On the round white table, the attendant points out the Royal Academy of Art building on the Edinburgh skyline. He says that Sean Connery, in his youthful days as a milkman in Edinburgh, used to pose as a nude model for the artists at the art academy to earn extra money. It is amusing to think of a load of nude Sean Connery portraits stashed in a basement somewhere in the art building waiting to be discovered.
From the balcony of the viewing tower, I have tremendous views of Edinburgh.

Photo: Wikimedia Commons
I shop for wool tartan scarfs. I buy one for myself in a lovely Isle of Skye pattern. It’s a new tartan—instigated and registered by Mrs. Rosemary Nicolson in 1992, an Australian of Skye descent. The tartan’s colors—green, black, and purple—depict those of the watery island. I also purchase a scarf for my boss at home—a red, black, yellow, and green weave newly commissioned to mark the millennium—called the Millennium Tartan.

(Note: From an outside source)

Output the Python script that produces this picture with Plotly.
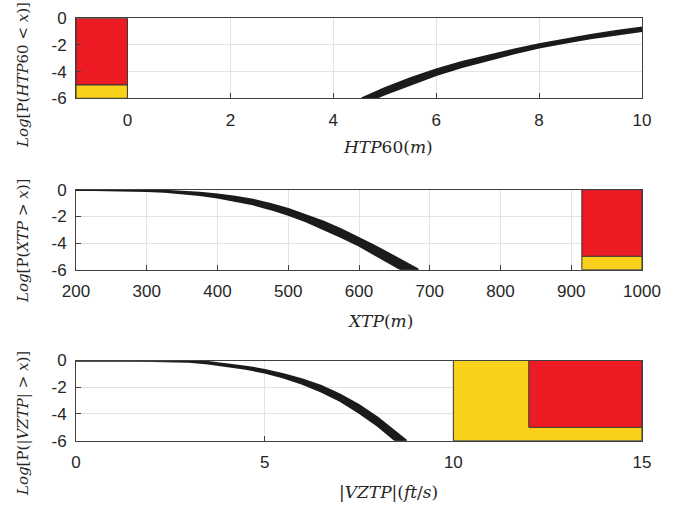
import plotly.graph_objects as go

# ---------------- data ----------------
# Panel 1: Log[P(HTP60 < x)] band (upper / lower edge of the curve bundle)
htp_up_x = [4.55, 5.0, 5.5, 6.0, 6.5, 7.0, 7.5, 8.0, 8.5, 9.0, 9.5, 10.0]
htp_up_y = [-6.0, -5.25, -4.5, -3.83, -3.27, -2.8, -2.35, -1.95, -1.58, -1.25, -0.96, -0.7]
htp_lo_x = [4.82, 5.0, 5.5, 6.0, 6.5, 7.0, 7.5, 8.0, 8.5, 9.0, 9.5, 10.0]
htp_lo_y = [-6.0, -5.7, -4.95, -4.25, -3.65, -3.15, -2.65, -2.2, -1.83, -1.5, -1.21, -0.95]

# Panel 2: Log[P(XTP > x)]
xtp_up_x = [200, 225, 250, 275, 300, 325, 350, 375, 400, 425, 450, 475, 500,
            525, 550, 575, 600, 620, 640, 660, 680, 684]
xtp_up_y = [0.0, -0.003, -0.01, -0.02, -0.04, -0.08, -0.13, -0.22, -0.35, -0.52,
            -0.75, -1.07, -1.45, -1.9, -2.4, -2.97, -3.6, -4.15, -4.72, -5.3, -5.9, -6.0]
xtp_lo_x = [200, 225, 250, 275, 300, 325, 350, 375, 400, 425, 450, 475, 500,
            525, 550, 575, 600, 620, 640, 660]
xtp_lo_y = [-0.02, -0.02, -0.03, -0.05, -0.09, -0.15, -0.25, -0.39, -0.58, -0.82,
            -1.1, -1.46, -1.88, -2.38, -2.95, -3.55, -4.2, -4.8, -5.42, -6.0]

# Panel 3: Log[P(|VZTP| > x)]
vz_up_x = [0.0, 1.0, 1.5, 2.0, 2.5, 3.0, 3.5, 4.0, 4.5, 5.0, 5.5, 6.0, 6.5,
           7.0, 7.5, 8.0, 8.5, 8.76]
vz_up_y = [0.0, 0.0, -0.002, -0.005, -0.015, -0.04, -0.12, -0.27, -0.46, -0.7,
           -1.03, -1.42, -1.91, -2.55, -3.34, -4.29, -5.38, -6.0]
vz_lo_x = [0.0, 1.0, 1.5, 2.0, 2.5, 3.0, 3.5, 4.0, 4.5, 5.0, 5.5, 6.0, 6.5,
           7.0, 7.5, 8.0, 8.47]
vz_lo_y = [-0.02, -0.02, -0.025, -0.03, -0.05, -0.1, -0.22, -0.4, -0.62, -0.9,
           -1.27, -1.75, -2.33, -3.02, -3.9, -4.9, -6.0]

# Zones: (x0, x1, y0, y1)
htp_red = (-1, 0, -5, 0)
htp_yellow = (-1, 0, -6, -5)
xtp_red = (915, 1000, -5, 0)
xtp_yellow = (915, 1000, -6, -5)
vz_yellow = (10, 15, -6, 0)
vz_red = (12, 15, -5, 0)

x1_ticks = [0, 2, 4, 6, 8, 10]
x2_ticks = [200, 300, 400, 500, 600, 700, 800, 900, 1000]
x3_ticks = [0, 5, 10, 15]
y_ticks = [0, -2, -4, -6]

RED = "#ED1C24"
YELLOW = "#F9D11B"
CURVE = "#1c1a1a"
EDGE = "#333333"

fig = go.Figure()


def add_zone(z, color, xa, ya):
    x0, x1, y0, y1 = z
    fig.add_trace(go.Scatter(
        x=[x0, x1, x1, x0, x0], y=[y0, y0, y1, y1, y0], mode="lines",
        fill="toself", fillcolor=color, line=dict(color=EDGE, width=1),
        xaxis=xa, yaxis=ya, showlegend=False, hoverinfo="skip"))


def add_band(ux, uy, lx, ly, xa, ya):
    px = list(ux) + list(lx)[::-1]
    py = list(uy) + list(ly)[::-1]
    fig.add_trace(go.Scatter(
        x=px, y=py, mode="lines", fill="toself", fillcolor=CURVE,
        line=dict(color=CURVE, width=2),
        xaxis=xa, yaxis=ya, showlegend=False, hoverinfo="skip"))


add_zone(htp_red, RED, "x", "y")
add_zone(htp_yellow, YELLOW, "x", "y")
add_band(htp_up_x, htp_up_y, htp_lo_x, htp_lo_y, "x", "y")

add_zone(xtp_red, RED, "x2", "y2")
add_zone(xtp_yellow, YELLOW, "x2", "y2")
add_band(xtp_up_x, xtp_up_y, xtp_lo_x, xtp_lo_y, "x2", "y2")

add_zone(vz_yellow, YELLOW, "x3", "y3")
add_zone(vz_red, RED, "x3", "y3")
add_band(vz_up_x, vz_up_y, vz_lo_x, vz_lo_y, "x3", "y3")

W, H = 692, 510
xdom = [76 / W, 642 / W]


def ydom(top, bot):
    return [1 - bot / H, 1 - top / H]


tickfont = dict(family="Liberation Sans, Arial, sans-serif", size=17, color="#262626")
common_x = dict(showline=True, mirror=True, linecolor="#404040", linewidth=1,
                ticks="inside", ticklen=5, tickcolor="#404040",
                showgrid=True, gridcolor="#e3e3e3", gridwidth=1, automargin=False,
                zeroline=False, tickfont=tickfont, ticklabelstandoff=6, domain=xdom)
common_y = dict(showline=True, mirror=True, linecolor="#404040", linewidth=1,
                ticks="inside", ticklen=5, tickcolor="#404040",
                showgrid=True, gridcolor="#e3e3e3", gridwidth=1, automargin=False,
                zeroline=False, tickfont=tickfont, ticklabelstandoff=5,
                range=[-6, 0], tickvals=y_ticks, ticktext=[str(v) for v in y_ticks])

fig.update_layout(
    width=W, height=H, margin=dict(l=0, r=0, t=0, b=0),
    paper_bgcolor="white", plot_bgcolor="white", showlegend=False,
    xaxis=dict(common_x, range=[-1, 10], tickvals=x1_ticks, anchor="y"),
    yaxis=dict(common_y, domain=ydom(18.3, 98.3), anchor="x"),
    xaxis2=dict(common_x, range=[200, 1000], tickvals=x2_ticks, anchor="y2"),
    yaxis2=dict(common_y, domain=ydom(189.7, 269.7), anchor="x2"),
    xaxis3=dict(common_x, range=[0, 15], tickvals=x3_ticks, anchor="y3"),
    yaxis3=dict(common_y, domain=ydom(360.5, 440.7), anchor="x3"),
)

tfont = dict(family="DejaVu Serif, Liberation Serif, serif", size=17, color="#262626")
ann = [
    ("<i>HTP</i>60(<i>m</i>)", 388, 147, 0),
    ("<i>XTP</i>(<i>m</i>)", 380, 321, 0),
    ("|<i>VZTP</i>|(<i>ft</i>/<i>s</i>)", 388, 492, 0),
    ("<i>Log</i>[P(<i>HTP</i>60 &lt; <i>x</i>)]", 23, 75, -90),
    ("<i>Log</i>[P(<i>XTP</i> &gt; <i>x</i>)]", 23, 241, -90),
    ("<i>Log</i>[P(|<i>VZTP</i>| &gt; <i>x</i>)]", 23, 424, -90),
]
for text, px, py, rot in ann:
    fig.add_annotation(text=text, xref="paper", yref="paper",
                       x=px / W, y=1 - py / H, xanchor="center", yanchor="middle",
                       showarrow=False, textangle=rot,
                       font=dict(tfont, size=17 if rot == 0 else 15))

fig.write_html("out.html")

I admire the monuments on Princes Street—the massive Scott Memorial, commemorating Sir Walter Scott, and the David Livingstone statue.
The 200-foot-tall Scott monument looms large over the city skyline. By comparison, the Paul Bunyan statue in Bangor ME stands just 31 feet high. It is blackish in color and ornately decorated with 64 smaller statues sculpted by different Scottish sculptors of Scott’s literary characters including Rob Roy, Rebecca from Ivanhoe, and Bonnie Prince Charlie from Waverley, the novel for which Waverley train station is named. In the center of the monument under the dark Gothic spires is a white marble statue of Scott himself.

Photo: Wikimedia Commons

Photo: Wikimedia Commons
A few yards from Scott is that of David Livingstone, the Scottish doctor/missionary/explorer who worked tirelessly in Africa and who was located there by Henry Stanley in a famous encounter (Dr. Livingstone, I presume?).
I bump into Carolyn and Frank in the hotel and join them for a drink. Later all the fellows meet in the lobby and we head out together to dinner.

The BC treats us to dinner at the Tower Restaurant on the rooftop of the Museum of Scotland where there are marvelous night views of the floodlit castle on the hill. If you visit Edinburgh, I recommend this restaurant for the views alone. But the food is excellent too. I have the Aberdeen Beef and probably a bit too much red wine.